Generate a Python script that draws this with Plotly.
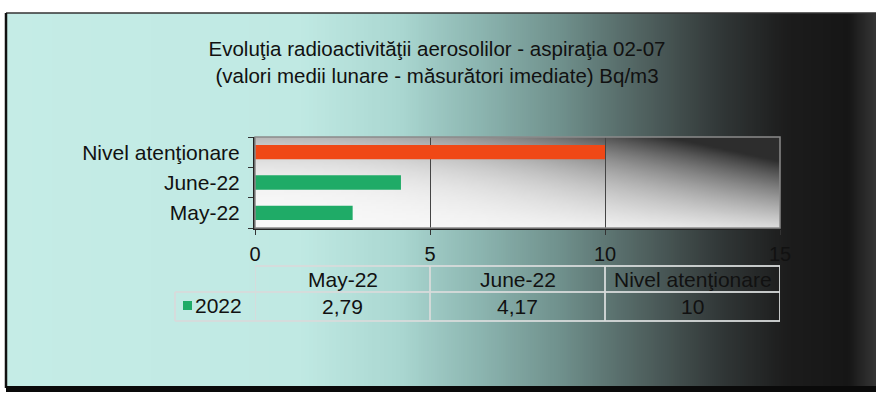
import base64
import struct
import zlib

import plotly.graph_objects as go

categories = ["May-22", "June-22", "Nivel atenţionare"]
values = [2.79, 4.17, 10]
series_name = "2022"
bar_colors = ["#1fab67", "#1fab67", "#f04816"]
x_ticks = [0, 5, 10, 15]

W, H = 876, 403
# plot area in pixels
PL, PR, PT, PB = 255, 780, 137, 228


def px_x(p):
    return (p - PL) / (PR - PL)


def px_y(p):
    return (PB - p) / (PB - PT)


def lerp(stops, p):
    for (a, ca), (b, cb) in zip(stops[:-1], stops[1:]):
        if a <= p <= b:
            t = (p - a) / (b - a)
            return tuple(int(round(ca[k] + (cb[k] - ca[k]) * t)) for k in range(3))
    return stops[-1][1] if p > stops[-1][0] else stops[0][1]


def png_uri(w, h, fn):
    raw = bytearray()
    for j in range(h):
        raw.append(0)
        for i in range(w):
            raw += bytes(fn(i / (w - 1), j / (h - 1)))

    def chunk(tag, data):
        c = struct.pack('>I', len(data)) + tag + data
        return c + struct.pack('>I', zlib.crc32(tag + data) & 0xffffffff)

    png = (b'\x89PNG\r\n\x1a\n'
           + chunk(b'IHDR', struct.pack('>IIBBBBB', w, h, 8, 2, 0, 0, 0))
           + chunk(b'IDAT', zlib.compress(bytes(raw), 9))
           + chunk(b'IEND', b''))
    return 'data:image/png;base64,' + base64.b64encode(png).decode()


# background gradient (cyan -> black)
bg_stops = [(0, (197, 236, 230)), (300, (192, 233, 227)), (400, (170, 215, 209)),
            (480, (140, 181, 176)), (560, (112, 145, 141)), (640, (82, 100, 98)),
            (720, (50, 56, 56)), (790, (28, 28, 28)), (850, (22, 22, 22)),
            (876, (52, 52, 52))]
FX0, FX1, FY0, FY1 = 6, 876, 13, 388
bg_img = png_uri(220, 4, lambda u, v: lerp(bg_stops, FX0 + u * (FX1 - FX0)))


def plot_fill(u, v):
    dark = (u ** 2) * (1 - v) * 0.8 + 0.25 * (1 - v) ** 3 + 0.12 * u ** 3
    dark = min(dark, 0.82)
    c = int(round(248 * (1 - dark)))
    return (c, c, c)


pa_img = png_uri(120, 40, plot_fill)

fig = go.Figure()
fig.add_trace(go.Bar(
    y=categories, x=values, orientation='h', name=series_name,
    marker=dict(color=bar_colors, line=dict(width=0)),
    showlegend=False,
))

shapes = []
# frame
shapes.append(dict(type='line', xref='paper', yref='paper', x0=px_x(FX0), x1=px_x(FX1),
                   y0=px_y(FY0), y1=px_y(FY0), line=dict(color='#333', width=1.5)))
shapes.append(dict(type='line', xref='paper', yref='paper', x0=px_x(FX0), x1=px_x(FX0),
                   y0=px_y(FY0), y1=px_y(FY1), line=dict(color='#111', width=2.5)))
shapes.append(dict(type='rect', xref='paper', yref='paper', x0=px_x(FX0), x1=px_x(FX1),
                   y0=px_y(FY1 - 2), y1=px_y(FY1 + 4), fillcolor='#0a0a0a',
                   line=dict(width=0)))
# plot area border
shapes.append(dict(type='rect', xref='paper', yref='paper', x0=0, x1=1, y0=0, y1=1,
                   line=dict(color='#8a8a8a', width=1.5), layer='above'))

# data table
TT, TM, TB = 266, 292, 321
tcol = 'rgba(215,218,218,0.9)'
for yy in (TT, TM, TB):
    shapes.append(dict(type='line', xref='x', yref='paper', x0=x_ticks[0], x1=x_ticks[-1],
                       y0=px_y(yy), y1=px_y(yy), line=dict(color=tcol, width=2)))
for xv in x_ticks:
    shapes.append(dict(type='line', xref='x', yref='paper', x0=xv, x1=xv,
                       y0=px_y(TT), y1=px_y(TB), line=dict(color=tcol, width=2)))
LEG_X = 175
for yy in (TM, TB):
    shapes.append(dict(type='line', xref='paper', yref='paper', x0=px_x(LEG_X), x1=0,
                       y0=px_y(yy), y1=px_y(yy), line=dict(color=tcol, width=2)))
shapes.append(dict(type='line', xref='paper', yref='paper', x0=px_x(LEG_X), x1=px_x(LEG_X),
                   y0=px_y(TM), y1=px_y(TB), line=dict(color=tcol, width=2)))
# legend key
shapes.append(dict(type='rect', xref='paper', yref='paper', x0=px_x(183), x1=px_x(192),
                   y0=px_y(301), y1=px_y(310), fillcolor=bar_colors[0], line=dict(width=0)))

font = "Liberation Sans, Arial, sans-serif"
FS = 21
annotations = []
step = x_ticks[1] - x_ticks[0]
for i, (cat, val) in enumerate(zip(categories, values)):
    xc = x_ticks[0] + step * (i + 0.5)
    annotations.append(dict(x=xc, xref='x', y=px_y(279), yref='paper', text=cat,
                            xanchor='center', yanchor='middle', showarrow=False,
                            font=dict(size=FS, color='#111', family=font)))
    annotations.append(dict(x=xc, xref='x', y=px_y(306), yref='paper',
                            text=('%g' % val).replace('.', ','),
                            xanchor='center', yanchor='middle', showarrow=False,
                            font=dict(size=FS, color='#111', family=font)))
annotations.append(dict(x=px_x(193), xref='paper', y=px_y(305), yref='paper', text=series_name,
                        xanchor='left', yanchor='middle', showarrow=False,
                        font=dict(size=FS, color='#111', family=font)))

fig.update_layout(
    width=W, height=H,
    margin=dict(l=PL, r=W - PR, t=PT, b=H - PB, pad=0),
    paper_bgcolor='white', plot_bgcolor='rgba(0,0,0,0)',
    font=dict(family=font, color='#111'),
    title=dict(text="Evoluţia radioactivităţii aerosolilor - aspiraţia 02-07<br>"
                    "(valori medii lunare - măsurători imediate) Bq/m3",
               x=437 / W, xanchor='center', xref='container',
               y=1 - 56 / H, yanchor='top', yref='container',
               font=dict(size=20.5, color='#111', family=font)),
    bargap=0.53,
    showlegend=False,
    shapes=shapes,
    annotations=annotations,
    images=[
        dict(source=bg_img, xref='paper', yref='paper', x=px_x(FX0), y=px_y(FY0),
             sizex=px_x(FX1) - px_x(FX0), sizey=px_y(FY0) - px_y(FY1),
             xanchor='left', yanchor='top', sizing='stretch', layer='below'),
        dict(source=pa_img, xref='paper', yref='paper', x=0, y=1, sizex=1, sizey=1,
             xanchor='left', yanchor='top', sizing='stretch', layer='below'),
    ],
)
fig.update_xaxes(range=[x_ticks[0], x_ticks[-1]], tickvals=x_ticks, showgrid=True,
                 gridcolor='#444', gridwidth=1, zeroline=False,
                 showline=True, linecolor='#222', linewidth=2,
                 ticks='outside', ticklen=5, tickcolor='#333',
                 tickfont=dict(size=20, color='#111'), ticklabelstandoff=2)
fig.update_yaxes(categoryorder='array', categoryarray=categories, showgrid=False,
                 showline=True, linecolor='#222', linewidth=2,
                 ticks='outside', ticklen=5, tickcolor='#333', tickson='boundaries',
                 tickfont=dict(size=21, color='#111'), ticklabelstandoff=9)

fig.write_html("out.html", config={'displayModeBar': False},
               post_script="document.body.style.margin='0';")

-*-*-

> _What to work on_:
Reproduce the data above word for word from its first line through the line that holds "return (PB - p) / (PB - PT)", both ends included; skip pictures.

> _Response below_:
Generate a Python script that draws this with Plotly.
import base64
import struct
import zlib

import plotly.graph_objects as go

categories = ["May-22", "June-22", "Nivel atenţionare"]
values = [2.79, 4.17, 10]
series_name = "2022"
bar_colors = ["#1fab67", "#1fab67", "#f04816"]
x_ticks = [0, 5, 10, 15]

W, H = 876, 403
# plot area in pixels
PL, PR, PT, PB = 255, 780, 137, 228


def px_x(p):
    return (p - PL) / (PR - PL)


def px_y(p):
    return (PB - p) / (PB - PT)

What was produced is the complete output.